Another question is, after complicated calculations, we have
$N_J(X,Y)=(\partial_{JX}J)Y-(\partial_{JY} J)X+(\partial_X J)JY-(\partial_Y J)JX$.
They stated that $N_J(.,).$ is function linear, I do not know why since I do not know the definition of $(\partial_XJ)$ in $(\partial_XJ)Y$.
 A: In my version of the book (third edition), they make it clear that $\partial_XY$ is just compact notation for the local expression $\sum_j \xi_j \frac{\partial Y}{\partial x_j}$. They don't explicitly define $\partial_X J$, but I think you should infer that it's essentially defined by the expression
$$
\partial_X(JY) = (\partial_XJ)Y+J\partial_XY.
$$
In local coordinates, with $X=\sum_i\xi^i\frac{\partial}{\partial x^i}$, $Y=\sum_i\eta^i\frac{\partial}{\partial x^i}$, the $i$th compenent of the LHS is
$$
\sum_j\xi^j\frac{\partial (JY)^i}{\partial x^j} = \sum_{jk}\xi^j\frac{\partial (J^i_{\ k}\eta^k)}{\partial x^j} = \sum_{jk}\xi^j\left(\frac{\partial J^i_{\ k}}{\partial x^j}\eta^k+J^i_{\ k}\frac{\partial \eta^k}{\partial x^j}\right).
$$
For this to equal the $i$th compenent of the right hand side, it must be that as a linear operator in local coordinates
$$
(\partial_XJ)^i_{\ k} = \sum_j\xi^j\frac{\partial J^i_{\ k}}{\partial x^j}.
$$
This doesn't mean $\partial_XJ$ is a tensor, i.e. that it has an invariant geometric meaning - it's just an expression in local coordinates.

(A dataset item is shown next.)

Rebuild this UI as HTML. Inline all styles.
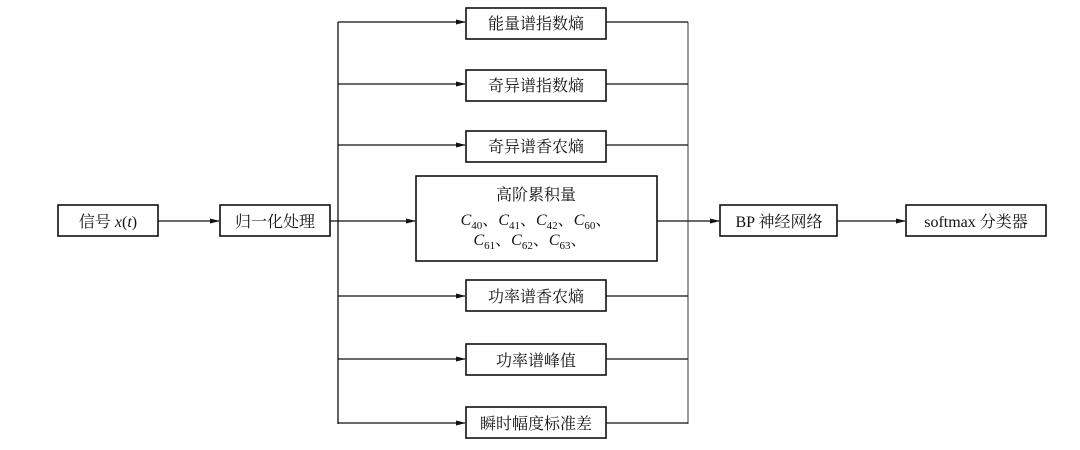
<!DOCTYPE html>
<html><head><meta charset="utf-8"><style>
body{margin:0;background:#fff}
svg text{font-family:"Liberation Serif","Noto Serif CJK SC","Noto Sans CJK SC",serif;font-size:16px;fill:#111}
</style></head><body>
<svg width="1080" height="445" viewBox="0 0 1080 445" xmlns="http://www.w3.org/2000/svg">
<defs><marker id="a" markerWidth="10" markerHeight="6" refX="9" refY="3" orient="auto" markerUnits="userSpaceOnUse"><path d="M0,0.5 L10,3 L0,5.5 Z" fill="#111"/></marker></defs>
<g stroke="#111" stroke-width="1.3" fill="none">
<rect x="58" y="205" width="100" height="31" stroke-width="1.6"/>
<rect x="220" y="205" width="110" height="31" stroke-width="1.6"/>
<rect x="466" y="8" width="140" height="31" stroke-width="1.6"/>
<rect x="466" y="70" width="140" height="31" stroke-width="1.6"/>
<rect x="466" y="131" width="140" height="31" stroke-width="1.6"/>
<rect x="416" y="176" width="241" height="85" stroke-width="1.6"/>
<rect x="466" y="280" width="140" height="31" stroke-width="1.6"/>
<rect x="466" y="344" width="140" height="31" stroke-width="1.6"/>
<rect x="466" y="407" width="140" height="31" stroke-width="1.6"/>
<rect x="720" y="205" width="117" height="31" stroke-width="1.6"/>
<rect x="906" y="205" width="140" height="31" stroke-width="1.6"/>
<line x1="158" y1="221" x2="219" y2="221" marker-end="url(#a)"/>
<line x1="330" y1="221" x2="415" y2="221" marker-end="url(#a)"/>
<line x1="338" y1="22" x2="338" y2="424"/>
<line x1="688" y1="22" x2="688" y2="424" stroke="#666"/>
<line x1="338" y1="22" x2="465" y2="22" marker-end="url(#a)"/>
<line x1="338" y1="84" x2="465" y2="84" marker-end="url(#a)"/>
<line x1="338" y1="145" x2="465" y2="145" marker-end="url(#a)"/>
<line x1="338" y1="296" x2="465" y2="296" marker-end="url(#a)"/>
<line x1="338" y1="359" x2="465" y2="359" marker-end="url(#a)"/>
<line x1="338" y1="423" x2="465" y2="423" marker-end="url(#a)"/>
<line x1="606" y1="22" x2="688" y2="22"/>
<line x1="606" y1="84" x2="688" y2="84"/>
<line x1="606" y1="145" x2="688" y2="145"/>
<line x1="657" y1="221" x2="688" y2="221"/>
<line x1="606" y1="296" x2="688" y2="296"/>
<line x1="606" y1="359" x2="688" y2="359"/>
<line x1="606" y1="423" x2="688" y2="423"/>
<line x1="688" y1="221" x2="719" y2="221" marker-end="url(#a)"/>
<line x1="837" y1="221" x2="905" y2="221" marker-end="url(#a)"/>
</g>
<g text-anchor="middle">
<text x="108" y="227">信号 <tspan font-style="italic">x</tspan>(<tspan font-style="italic">t</tspan>)</text>
<text x="275" y="227">归一化处理</text>
<text x="536" y="29">能量谱指数熵</text>
<text x="536" y="91">奇异谱指数熵</text>
<text x="536" y="152">奇异谱香农熵</text>
<text x="536" y="200">高阶累积量</text>
<text x="536" y="225" font-style="italic">C<tspan font-size="11" dy="4" font-style="normal">40</tspan><tspan dy="-4" font-style="normal">、</tspan>C<tspan font-size="11" dy="4" font-style="normal">41</tspan><tspan dy="-4" font-style="normal">、</tspan>C<tspan font-size="11" dy="4" font-style="normal">42</tspan><tspan dy="-4" font-style="normal">、</tspan>C<tspan font-size="11" dy="4" font-style="normal">60</tspan><tspan dy="-4" font-style="normal">、</tspan></text>
<text x="530" y="245" font-style="italic">C<tspan font-size="11" dy="4" font-style="normal">61</tspan><tspan dy="-4" font-style="normal">、</tspan>C<tspan font-size="11" dy="4" font-style="normal">62</tspan><tspan dy="-4" font-style="normal">、</tspan>C<tspan font-size="11" dy="4" font-style="normal">63</tspan><tspan dy="-4" font-style="normal">、</tspan></text>
<text x="536" y="302">功率谱香农熵</text>
<text x="536" y="366">功率谱峰值</text>
<text x="536" y="429">瞬时幅度标准差</text>
<text x="779" y="227">BP 神经网络</text>
<text x="976" y="227">softmax 分类器</text>
</g>
</svg>
</body></html>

I have to say, though, this seems like a really unenlightening way to prove $N_J$ is a tensor (i.e. satisfies $N_J(fX, Y) = fN_J(X,Y)$, and similarly for the $Y$ slot). You can prove this much more directly by using the result that
$$
[fX,Y] = f[X,Y] - (Yf)X,
$$
the tensorial nature of $J$, and the fact that $J^2=-1$.